Article: Michael Quaye
Benin makes only its second appearance at the African Cup of Nations in Ghana as a written-off outsider in a group that contains heavyweights Nigeria, Cote d’Ivoire and now Mali.
If Group B is regarded as never short of quality, it is a legacy of the three other mates that has rubbed on their West African colleagues from Benin.
The Squirrels, as the Beninois national side is called, made their first appearance in Tunisia in 2004 under Ghanaian coach Cecil Jones Attuquayefio.
That occasion, easily played up by nationals of the French-speaking country as their proudest moment in football, was reminiscent of a cup-winning feat as it literally turned the country into a festival ground.
It was the single major achievement that gave the republic both political recognition across the world and fame in African football.

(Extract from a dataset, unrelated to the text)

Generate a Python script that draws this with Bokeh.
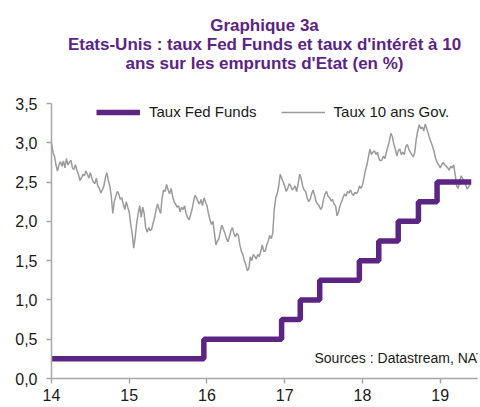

Two years after, The Squirrels floundered in the qualifiers for Egypt, and when they failed to reach the finals, it came as no surprise.
But their qualification for the tournament in Ghana, alongside group winners Mali, in a group that featured Togo, was as vintage as they could ever make it. With the last games remaining in Group 9, The Squirrels needed a win in Sierra Leone to take their destiny in their own hands, while Mali battled Togo in Lome where one of the two could fall out.
A 2-0 victory in Freetown was the perfect result that Sierra Leone wanted, and when Togo succumbed to Mali at home, the news made no impact on Benin’s qualification.
With no major ‘star’ to look up to, The Squirrels have held teamwork and unity as their mainstay in their struggle to emerge from the doldrums of international football. Ghana 2008 is just another effort in this direction.